Так в трагедии, так и в комедии, ибо и та и другая «должна быть зеркалом жизни». Да и существует ли в жизни «чисто трагическое» и «чисто комическое»? И отсюда: не законно ли вслед за Шекспиром тасовать эти противоположные явления единой жизни?
Все эти мысли получили свое художественное воплощение в Лессинговой «Минне фон Барнхельм».
Комедия «Минна фон Барнхгельм, или Солдатское счастье» была начата и вчерне закончена Лессингом в Бреславле, куда он приехал осенью 1760 года, в разгар Семилетней войны. Его берлинская литературная деятельность, тесное сотрудничество с Николаи и Моисеем Мендельсоном, с которыми он издавал «Письма о новейшей литературе», Лессинга давно уже тяготила: их робкая либеральная «умеренность» сковывала его полемический темперамент. Он нуждался в разрядке, в новых ярких впечатлениях. Это его и побудило принять предложение губернатора Силезии генерала фон Тауэнцина стать его секретарем. В Бреславле, «среди треволнений войны и мира, любви и ненависти… он заглянул в область, более возвышенную и замечательную, чем тот литературный и обывательский мирок», который ему так опостылел.

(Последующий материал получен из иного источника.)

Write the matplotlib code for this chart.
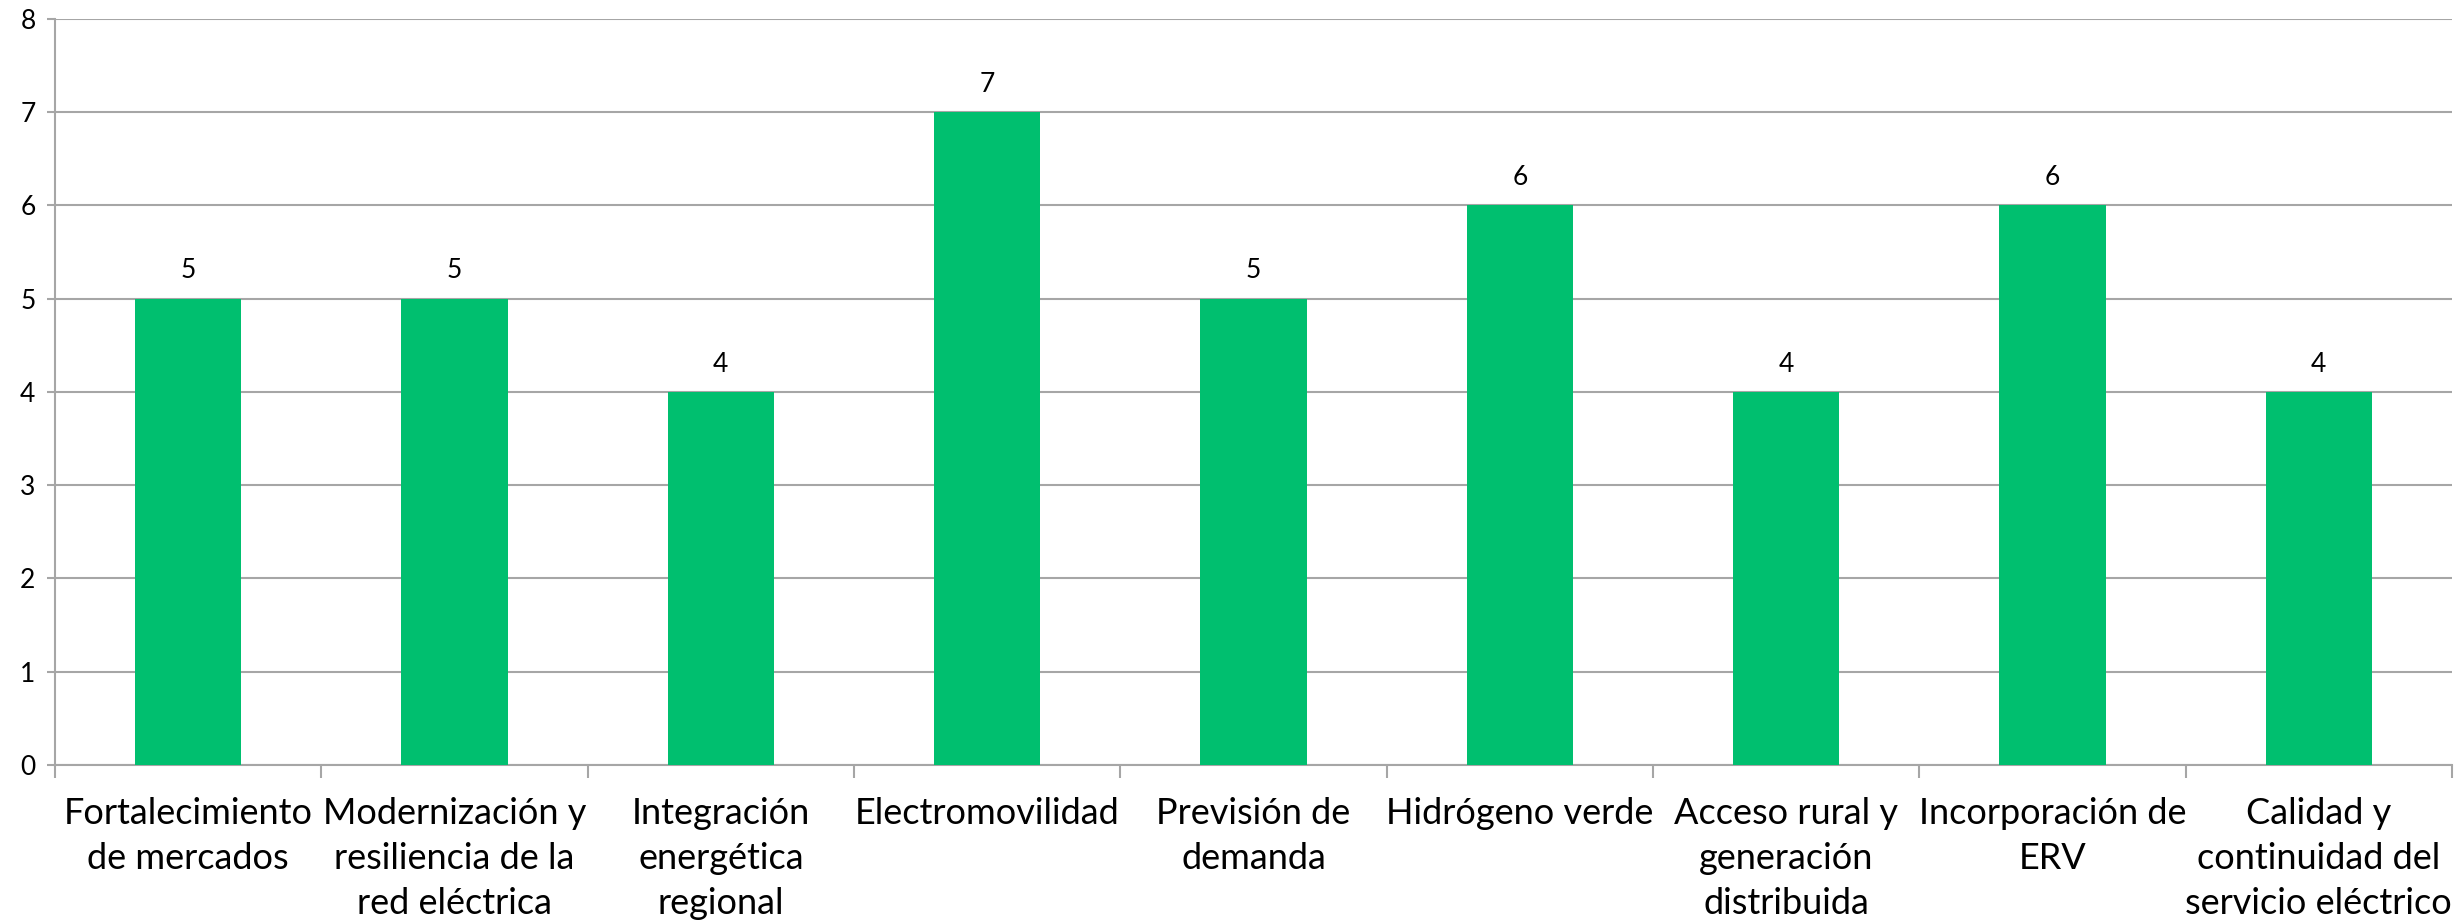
import matplotlib.pyplot as plt
from matplotlib.ticker import FixedLocator, MultipleLocator

categories = [
    "Fortalecimiento\nde mercados",
    "Modernización y\nresiliencia de la\nred eléctrica",
    "Integración\nenergética\nregional",
    "Electromovilidad",
    "Previsión de\ndemanda",
    "Hidrógeno verde",
    "Acceso rural y\ngeneración\ndistribuida",
    "Incorporación de\nERV",
    "Calidad y\ncontinuidad del\nservicio eléctrico",
]
values = [5, 5, 4, 7, 5, 6, 4, 6, 4]

BAR_COLOR = "#00BF6F"
GRID_COLOR = "#A6A6A6"

plt.rcParams["font.family"] = ["Lato", "DejaVu Sans"]

fig = plt.figure(figsize=(24.63, 9.22), dpi=100)
ax = fig.add_axes([0.02233, 0.1703, 0.9732, 0.8091])

x = list(range(len(categories)))
bars = ax.bar(x, values, width=0.4, color=BAR_COLOR, zorder=3)

for bar, v in zip(bars, values):
    ax.annotate(
        str(v),
        (bar.get_x() + bar.get_width() / 2, v),
        xytext=(0, 20),
        textcoords="offset points",
        ha="center",
        va="center",
        fontsize=19,
    )

ax.set_xlim(-0.5, len(categories) - 0.5)
ax.set_ylim(0, 8)
ax.yaxis.set_major_locator(MultipleLocator(1))
ax.grid(axis="y", color=GRID_COLOR, linewidth=1.5, zorder=0)

ax.set_xticks(x)
ax.set_xticklabels(categories, fontsize=26, linespacing=1.45, va="top")
ax.xaxis.set_minor_locator(FixedLocator([i - 0.5 for i in range(len(categories) + 1)]))
ax.tick_params(axis="x", which="major", length=0, pad=23)
ax.tick_params(axis="x", which="minor", length=9, width=1.5, color=GRID_COLOR)
ax.tick_params(axis="y", length=6, width=1.5, color=GRID_COLOR, labelsize=19, pad=8)

for side in ("top", "right"):
    ax.spines[side].set_visible(False)
for side in ("left", "bottom"):
    ax.spines[side].set_color(GRID_COLOR)
    ax.spines[side].set_linewidth(1.5)

fig.savefig("out.png", dpi=100, facecolor="white")
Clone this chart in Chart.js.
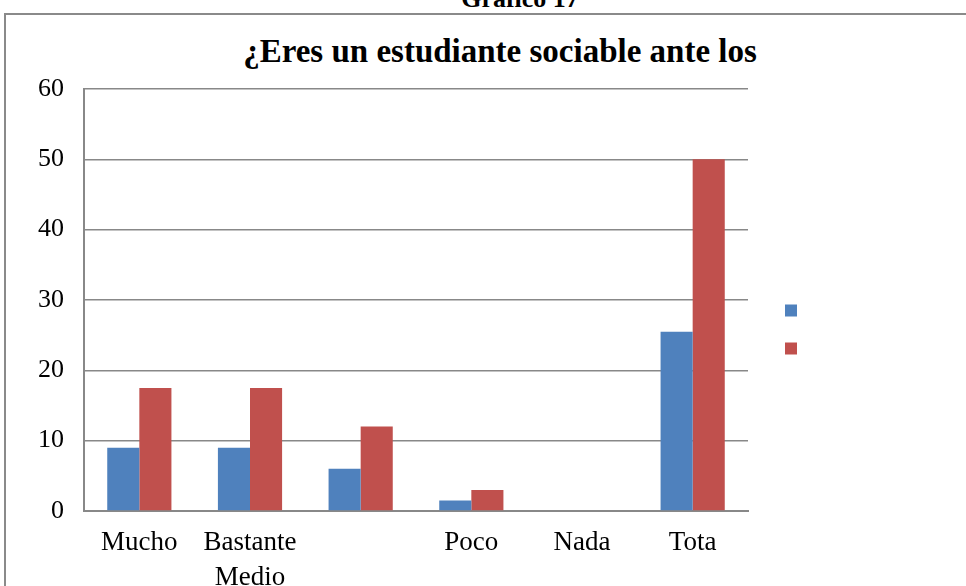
<!DOCTYPE html>
<html>
<head>
<meta charset="utf-8">
<script src="https://cdn.jsdelivr.net/npm/chart.js@4"></script>
<style>
  body { margin:0; background:#fff; }
  #wrap { position:relative; width:966px; height:586px; overflow:hidden; }
  #caja { position:absolute; left:4px; top:13px; width:1000px; height:700px; border:2px solid #8a8a8a; }
  #sup { position:absolute; left:0; width:1040px; top:-16px; text-align:center; font:bold 26px "Liberation Serif"; }
  #ttl { position:absolute; left:0; width:1000px; top:33px; text-align:center; font:bold 33px "Liberation Serif"; }
  canvas { position:absolute; left:0; top:0; }
</style>
</head>
<body>
<div id="wrap">
  <div id="sup">Grafico 17</div>
  <div id="caja"></div>
  <div id="ttl">¿Eres un estudiante sociable ante los</div>
  <canvas id="myChart" width="966" height="586"></canvas>
</div>
<script>
  const categorias = ['Mucho', ['Bastante', 'Medio'], '', 'Poco', 'Nada', 'Tota'];
  const serie1 = [9, 9, 6, 1.5, 0, 25.5];
  const serie2 = [17.5, 17.5, 12, 3, 0, 50];
  const ticksY = [0, 10, 20, 30, 40, 50, 60];

  const gris = '#888888';

  const data = {
    labels: categorias,
    datasets: [{
      label: '',
      backgroundColor: '#4f81bd',
      data: serie1,
    }, {
      label: '',
      backgroundColor: '#c0504d',
      data: serie2,
    }]
  };

  // la leyenda queda un poco separada del area del grafico
  const moverLeyenda = {
    id: 'moverLeyenda',
    afterLayout(chart) {
      chart.legend.left += 19;
      chart.legend.right += 19;
      chart.legend.top -= 8;
      chart.legend.bottom -= 8;
    }
  };

  const config = {
    type: 'bar',
    data: data,
    plugins: [moverLeyenda],
    options: {
      responsive: false,
      animation: false,
      layout: { padding: { left: 20, top: 89, right: 168, bottom: 0 } },
      datasets: { bar: { categoryPercentage: 0.58, barPercentage: 1 } },
      plugins: {
        title: { display: false },
        tooltip: { enabled: false },
        legend: {
          position: 'right',
          labels: { boxWidth: 12, boxHeight: 12, padding: 18, font: { size: 20 } }
        }
      },
      scales: {
        x: {
          grid: { display: false, drawTicks: false },
          border: { color: gris, width: 2 },
          ticks: { color: '#000', font: { family: 'Liberation Serif', size: 27, lineHeight: 1.27 }, maxRotation: 0, autoSkip: false, padding: 15 },
          afterFit: s => { s.height = 75; }
        },
        y: {
          min: 0, max: 60,
          afterBuildTicks: s => { s.ticks = ticksY.map(v => ({ value: v })); },
          grid: { color: gris, lineWidth: 1.5, drawTicks: false },
          border: { color: gris, width: 2 },
          ticks: { color: '#000', font: { family: 'Liberation Serif', size: 26 }, padding: 20 },
          afterFit: s => { s.width = 64; }
        }
      }
    }
  };

  const myChart = new Chart(
    document.getElementById('myChart'),
    config
  );
</script>
</body>
</html>
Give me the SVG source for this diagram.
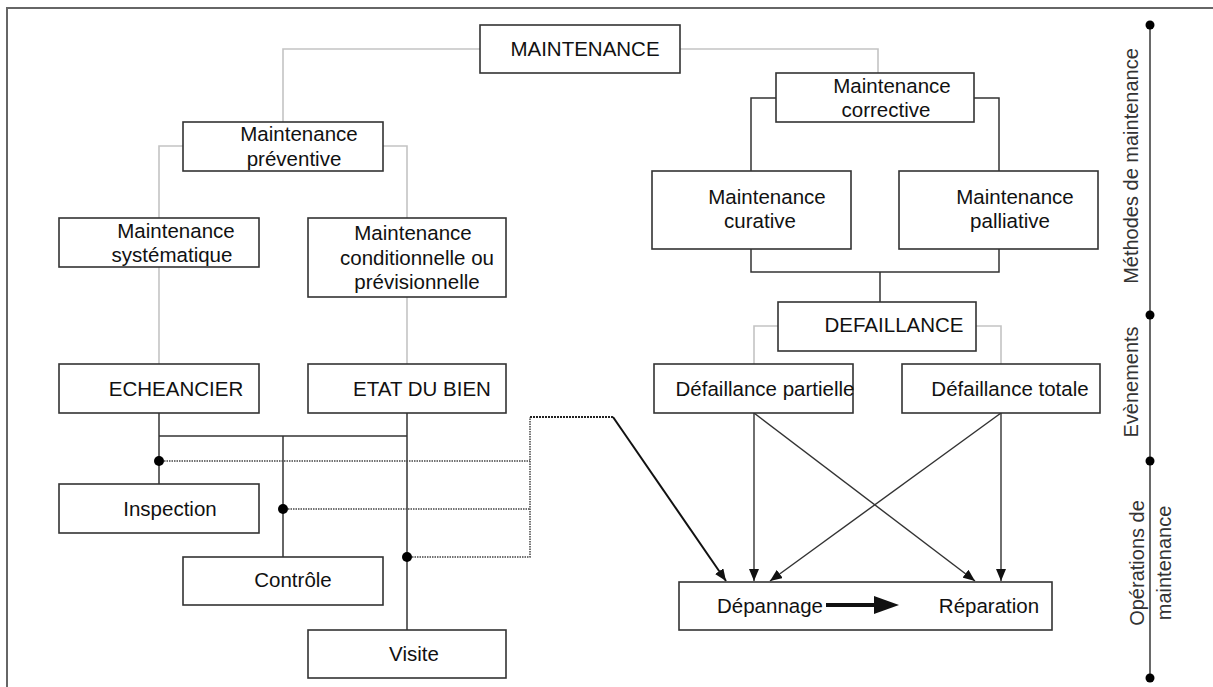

Здесь он соприкоснулся с солдатской массой, с простыми людьми, «с той частью народа, занятой физическим трудом, которой не хватает не столько ума, сколько возможностей его выказать»[11]. И здесь же он дружески сошелся с благородным, просвещенным офицером Эвальдом фон Клейстом, автором поэмы «Весна», не лишенной поэтических достоинств, но написанной в чуждом Лессингу «описательном роде». В спорах с Клейстом Лессинг разъяснял ему, что не описание, а действенное отношение к жизни является истинной душой поэзии — мысль, получившая глубокое обоснование в крупнейшем эстетическом произведении Лессинга «Лаокоон, или О границах живописи и поэзии», написанном в последние годы пребывания Лессинга в Бреславле.
На смерть Эвальда фон Клейста от тяжкого ранения Лессинг откликнулся одноактной трагедией «Филот», в которой он создал яркий образ юного античного героя. Царевич Филот добровольно обрекает себя на смерть, чтобы его отец не потерпел при заключении мира ущерба от того, что он, его сын, — пленник царя Аридея. Но, совершая геройский подвиг во славу родины, Филот вместе с тем благодарит Зевса за то, что он не даст ему стать «расточителем самого драгоценного — крови своих подданных». Так и Эвальда Клейста смерть избавила от дальнейшего соучастия в братоубийственной династической войне короля Фридриха II.